I own my Grandfather’s guns,my Father’s guns as well as those that I’ve purchased legally myself over the years.
They are in my care and trust the same as the china set willed to my wife from her Grandmother.
If we elect to use one hundred year old china plates like frisbies its obvious we will lose them.
Same with the firearms. Leave them out,misuse them or act like an idiot around them and the result would be the same.
You lose them.
And a billion dollars wasted doesnt change that fact.
That has been the case for the past 100 years and will still be the case 100 years from now.
Registry or not.
Yes, Kate, I understand.
If one wishes to use gun control laws as an example leading to our actual lack of property rights in this country, how about this:
I was recently told that “of course” we have property rights in Canada. I asked where was that in the constitution? I was told that these rights existed in convention, it didn’t matter that it wasn’t in the constitution, the rationale could be traced right back to the Magna Carta. So, being the irreverent and recalcitrant red-neck that I am, I declared that I had a right to keep and bear arms, even if it’s not in our constitution, because the rationale could be traced right back through the BNA act to the Magna Carta.
Funny how property rights, the basic bedrock of a free society, isn’t even on the radar, and is the biggest lie most Canadians don’t even question.
Maybe time for you to write another “Best of SDA” on this one!
Cheers!
The whole gun registry is smoke and mirrors.
When we used the death penalty pre 1962 there was no registry and the murder rate per 100,000 was a lot lower than in every year since.
In fact in many years since it’s been double the pre 1962 numbers.
Duh,
Property rights are on the radar of the Conservative Party, the intent to enshrine them was brought up during the last election.
… to which Paul Martin likened to as a plot to re-introduce child labour.
Here in Ottawa (damn, just gave away my secret location) we have just had a spate of knifings.
We need a national knife register, Yes that should do it.
I always liked the communist “each according to his need” because, ultimately, nothing, even life, is actually *necessary*. The planets wouldn’t stop turning if it wasn’t there. And, in fact, this was a loophole greatly appreciated by many Communist dictators.

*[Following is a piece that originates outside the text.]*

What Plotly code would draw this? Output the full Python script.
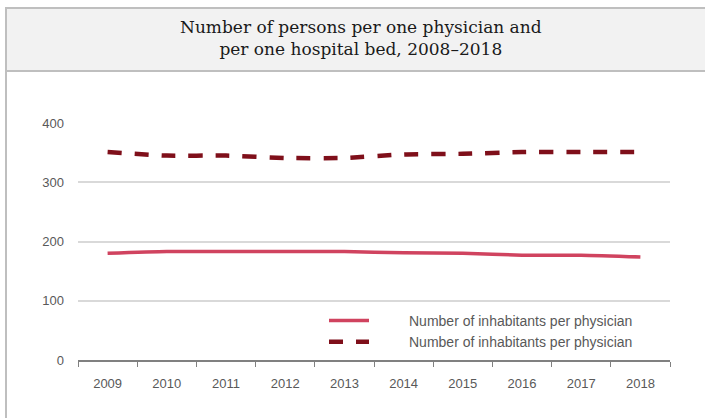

So some freak in Quebec rapes eight girls . A bunch of women cut off his penis . Every man in Canada has a penis . Every man in Canada is a potential rapist .
Wimpy Canadian, don’t laugh. Muslim Terrorists worship death MORE than life. Not ??
And the BBC worships Muslims more than the POPE. Not ??
And Suzuki and Maurice Strong BELIEVE that humans are bad for the planet. Not ??
Next step : UN’s population control via One World Governance.